Saviez-vous que les établissements ne prenaient finalement que très peu de décisions ? Qu’ils manquaient fortement d’autonomie et de marge de
manoeuvre ? Comment, alors, développer des projets au niveau local ? Innover ?
Enfin, saviez-vous qu’il existe des systèmes scolaires où les parents prennent une grande part aux décisions des établissements ? C’est le cas notamment dans nombre de lycées français à l’étranger, en Allemagne ou aux États-Unis.
Rappelez-vous en outre que l’école, au-delà de préparer vos enfants à affronter un monde du travail en pleine mutation, a également pour but de faire d’eux les citoyens de demain… Il est temps de ne plus les considérer comme de simples réceptacles habilités à ingurgiter, pour régurgiter ensuite sous la même forme, des savoirs qui ni ne les élèvent intellectuellement, ni ne les aident à s’intégrer à la société.

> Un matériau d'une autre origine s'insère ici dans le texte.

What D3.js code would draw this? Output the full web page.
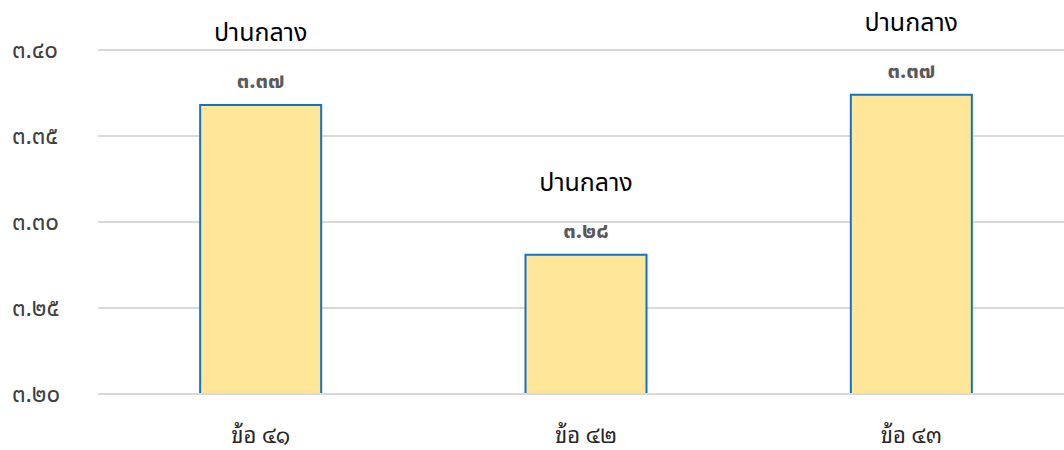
<!DOCTYPE html>
<html>
<head>
<meta charset="utf-8">
<script src="https://cdn.jsdelivr.net/npm/d3@7"></script>
<style>
  body { margin: 0; background: #fff; }
  text { font-family: "Leelawadee UI", "Noto Sans Thai", "Noto Sans", Tahoma, sans-serif; }
  .xlab { font-family: "Noto Sans Thai Looped", Tahoma, Loma, Garuda, "Noto Serif Thai", "Noto Sans Thai", sans-serif; }
</style>
</head>
<body>
<script>
var w = 1064,
  h = 450;

// data
var categories = ['ข้อ ๔๑', 'ข้อ ๔๒', 'ข้อ ๔๓'];
var values = [3.368, 3.281, 3.374];
var levels = ['ปานกลาง', 'ปานกลาง', 'ปานกลาง'];
var yTicks = [3.20, 3.25, 3.30, 3.35, 3.40];

var thaiDigits = '๐๑๒๓๔๕๖๗๘๙';
function toThai(s) {
  return s.replace(/[0-9]/g, function (c) { return thaiDigits[+c]; });
}

var svg = d3.select('body').append('svg')
  .attr('width', w)
  .attr('height', h);

var x = d3.scaleBand()
  .domain(categories)
  .range([98, 1074])
  .paddingInner(0.628)
  .paddingOuter(0.314);

var y = d3.scaleLinear()
  .domain([3.20, 3.40])
  .range([394, 50]);

// gridlines
svg.append('g')
  .selectAll('line')
  .data(yTicks)
  .enter()
  .append('line')
  .attr('x1', 98)
  .attr('x2', w)
  .attr('y1', function (d) { return y(d); })
  .attr('y2', function (d) { return y(d); })
  .attr('stroke', '#d9d9d9')
  .attr('stroke-width', 2);

// y labels
svg.append('g')
  .selectAll('text')
  .data(yTicks)
  .enter()
  .append('text')
  .attr('x', 12)
  .attr('y', function (d) { return y(d) + 8; })
  .attr('font-size', 24)
  .attr('fill', '#404040')
  .text(function (d) { return toThai(d.toFixed(2)); });

// bars (fill, then open outline: no bottom edge)
var bars = svg.append('g')
  .selectAll('g')
  .data(values)
  .enter()
  .append('g');

bars.append('rect')
  .attr('x', function (d, i) { return x(categories[i]); })
  .attr('y', function (d) { return y(d); })
  .attr('width', x.bandwidth())
  .attr('height', function (d) { return y(3.20) - y(d); })
  .attr('fill', '#ffe699');

bars.append('path')
  .attr('d', function (d, i) {
    var x0 = x(categories[i]), x1 = x0 + x.bandwidth();
    var p = d3.path();
    p.moveTo(x0, y(3.20));
    p.lineTo(x0, y(d));
    p.lineTo(x1, y(d));
    p.lineTo(x1, y(3.20));
    return p.toString();
  })
  .attr('fill', 'none')
  .attr('stroke', '#1272c4')
  .attr('stroke-width', 2);

// baseline over bars
svg.append('line')
  .attr('x1', 98)
  .attr('x2', w)
  .attr('y1', y(3.20))
  .attr('y2', y(3.20))
  .attr('stroke', '#d9d9d9')
  .attr('stroke-width', 2);

// value labels
svg.append('g')
  .selectAll('text')
  .data(values)
  .enter()
  .append('text')
  .attr('x', function (d, i) { return x(categories[i]) + x.bandwidth() / 2; })
  .attr('y', function (d) { return y(d) - 17; })
  .attr('text-anchor', 'middle')
  .attr('font-size', 22)
  .attr('font-weight', 'bold')
  .attr('fill', '#595959')
  .text(function (d) { return toThai(d.toFixed(2)); });

// level labels
svg.append('g')
  .selectAll('text')
  .data(values)
  .enter()
  .append('text')
  .attr('x', function (d, i) { return x(categories[i]) + x.bandwidth() / 2; })
  .attr('y', function (d) { return y(d) - 64; })
  .attr('text-anchor', 'middle')
  .attr('font-size', 25)
  .attr('fill', '#000')
  .text(function (d, i) { return levels[i]; });

// x labels
svg.append('g')
  .selectAll('text')
  .data(categories)
  .enter()
  .append('text')
  .attr('class', 'xlab')
  .attr('x', function (d) { return x(d) + x.bandwidth() / 2; })
  .attr('y', 443)
  .attr('text-anchor', 'middle')
  .attr('font-size', 22)
  .attr('fill', '#262626')
  .text(function (d) { return d; });
</script>
</body>
</html>
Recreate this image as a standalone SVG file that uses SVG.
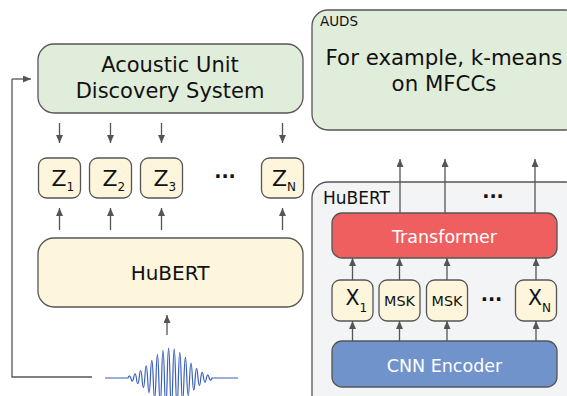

L’heure est donc aux questionnements. Savez-vous finalement ce que font vos enfants à l’école ? Qu’apprennent-ils ? Comment ? Vous êtes-vous demandés si l’institution scolaire était vraiment à la hauteur de sa mission ? Si elle préparait vos enfants à exercer des métiers qui, sans doute, n’existent pas encore ? À relever le défi d’en changer plusieurs fois dans leur vie ? Si les élus honoraient véritablement des responsabilités que, par le vote, vous leur avez confiées ?
Posez vos questions. Interrogez vos enfants, leurs professeurs, vos élus. Exigez que l’école tienne ses promesses d’intégration, dans le monde professionnel, comme dans la société. Exigez d’être écoutés. Exigez cette « co-éducation ». Vous avez votre mot à dire. Notre rôle n’est pas de jouer les donneurs de leçon, simplement de vous guider sur ce chemin… Celui de la révolte.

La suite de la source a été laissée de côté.